Our Closest Star System

Astronomer Kevin Luhman announced the discover of the binary brown stars WISE 1049-5319 (full designation name WISE J104915.57-531906) making them the closest brown stars and star systems to our Solar System. They are just 6.5 lights years from our sun. The pair orbit each other at a distance of about 3 AU[1] with an orbital period of about 25 years. Luhman discovered the brown dwarfs from images made by the Wide-field Infrared Survey Explorer (WISE); the discovery was announced in 2013. Luhman is from Pennsylvania State University and is a researcher in Penn State’s Center for Exoplanets and Habitable Worlds.

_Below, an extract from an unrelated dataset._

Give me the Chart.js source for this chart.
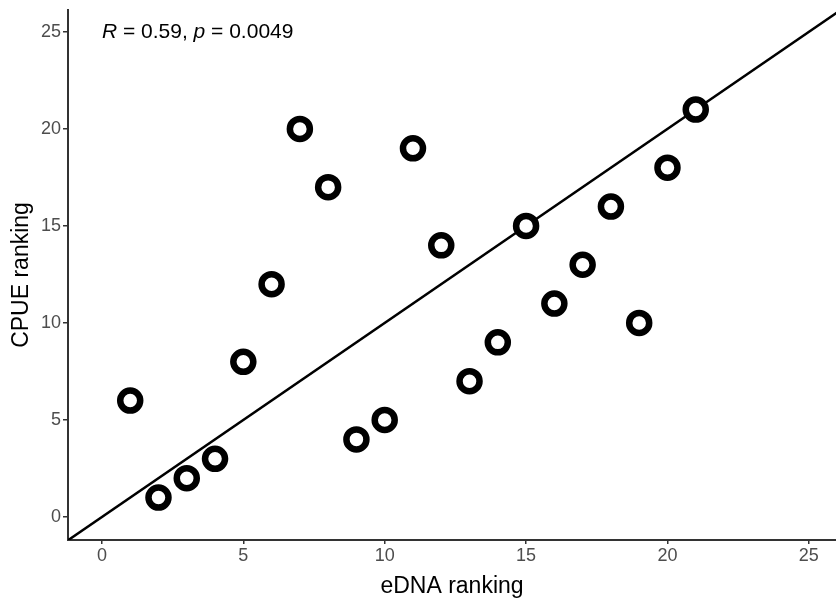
<!DOCTYPE html>
<html>
<head>
<meta charset="utf-8">
<script src="https://cdn.jsdelivr.net/npm/chart.js@4.4.1/dist/chart.umd.min.js"></script>
<style>
  html, body { margin: 0; padding: 0; background: #fff; overflow: hidden; }
  canvas { display: block; }
</style>
</head>
<body>
<canvas id="chart_edna_cpue" width="836" height="600"></canvas>
<script>
// eDNA ranking vs CPUE ranking
var ednaRank = [1, 2, 3, 4, 5, 6, 7, 8, 9, 10, 11, 12, 13, 14, 15, 16, 17, 18, 19, 20, 21];
var cpueRank = [6, 1, 2, 3, 8, 12, 20, 17, 4, 5, 19, 14, 7, 9, 15, 11, 13, 16, 10, 18, 21];
var tickValues = [0, 5, 10, 15, 20, 25];
var refLineX = [-1.2, 26];   // 1:1 line
var statLabel = [['R', true], [' = 0.59, ', false], ['p', true], [' = 0.0049', false]];

var FONT = "'Liberation Sans', Arial, sans-serif";

var points = ednaRank.map(function (x, i) { return {x: x, y: cpueRank[i]}; });
var refLine = refLineX.map(function (v) { return {x: v, y: v}; });

var chart_edna_cpue = new Chart(document.getElementById('chart_edna_cpue'), {
    type: 'scatter',
    data: {
        datasets: [
            {
                type: 'line',
                label: '1:1',
                data: refLine,
                borderColor: '#000',
                borderWidth: 2.5,
                pointRadius: 0,
                fill: false,
                order: 2
            },
            {
                label: 'ranking',
                data: points,
                pointRadius: 10,
                pointBorderWidth: 6.5,
                pointBackgroundColor: '#fff',
                pointBorderColor: '#000',
                pointHoverRadius: 10,
                order: 1
            }
        ]
    },
    options: {
        animation: false,
        responsive: false,
        maintainAspectRatio: false,
        layout: { autoPadding: false, padding: { top: 10, right: 0, left: 0, bottom: 0 } },
        plugins: {
            legend: { display: false },
            tooltip: { enabled: false }
        },
        scales: {
            x: {
                type: 'linear',
                min: -1.2,
                max: 25.96,
                afterBuildTicks: function (scale) {
                    scale.ticks = tickValues.map(function (v) { return {value: v}; });
                },
                afterFit: function (scale) {
                    scale.height = 60;
                    scale.paddingLeft = 0;
                    scale.paddingRight = 0;
                },
                grid: { drawOnChartArea: false, drawTicks: true, tickLength: 4, color: '#333', lineWidth: 1.5 },
                border: { display: true, color: '#333', width: 2 },
                ticks: { color: '#4d4d4d', font: { family: FONT, size: 18 }, padding: 1 },
                title: {
                    display: true,
                    text: 'eDNA ranking',
                    color: '#000',
                    font: { family: FONT, size: 23 },
                    padding: { top: 4, bottom: 0 }
                }
            },
            y: {
                type: 'linear',
                min: -1.186,
                max: 26.13,
                afterBuildTicks: function (scale) {
                    scale.ticks = tickValues.map(function (v) { return {value: v}; });
                },
                afterFit: function (scale) {
                    scale.width = 68;
                    scale.paddingTop = 0;
                    scale.paddingBottom = 0;
                },
                grid: { drawOnChartArea: false, drawTicks: true, tickLength: 5, color: '#333', lineWidth: 1.5 },
                border: { display: true, color: '#333', width: 2 },
                ticks: { color: '#4d4d4d', font: { family: FONT, size: 18 }, padding: 2 },
                title: {
                    display: true,
                    text: 'CPUE ranking',
                    color: '#000',
                    font: { family: FONT, size: 23 },
                    padding: { top: 8, bottom: 4 }
                }
            }
        }
    },
    plugins: [{
        id: 'statText',
        afterDatasetsDraw: function (chart) {
            var ctx = chart.ctx;
            var x = chart.scales.x.getPixelForValue(0);
            var y = chart.scales.y.getPixelForValue(25);
            ctx.save();
            ctx.fillStyle = '#000';
            ctx.textBaseline = 'middle';
            ctx.textAlign = 'left';
            statLabel.forEach(function (part) {
                ctx.font = (part[1] ? 'italic ' : '') + '21px ' + FONT;
                ctx.fillText(part[0], x, y);
                x += ctx.measureText(part[0]).width;
            });
            ctx.restore();
        }
    }, {
        id: 'whiteBg',
        beforeDraw: function (chart) {
            var ctx = chart.canvas.getContext('2d');
            ctx.save();
            ctx.globalCompositeOperation = 'destination-over';
            ctx.fillStyle = 'white';
            ctx.fillRect(0, 0, chart.canvas.width, chart.canvas.height);
            ctx.restore();
        }
    }]
});
</script>
</body>
</html>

WISE 1049-5319 appears in the sky close to the galactic plane which is densely populated by stars; the abundance of light sources makes it difficult to spot faint objects. This explains why an object so near to the Sun was not discovered in earlier searches. The second component of the system was discovered also by Luhman in 2013. Its discovery image in i-band was taken on the night of 23 February 2013 with the Gemini Multi-Object Spectrograph (GMOS) at the Gemini South telescope, Chile.

Brown dwarfs are substellar objects too low in mass to sustain hydrogen-1 fusion reactions in their cores, unlike main-sequence stars, which can. They occupy the mass range between the heaviest gas giants and the lightest stars.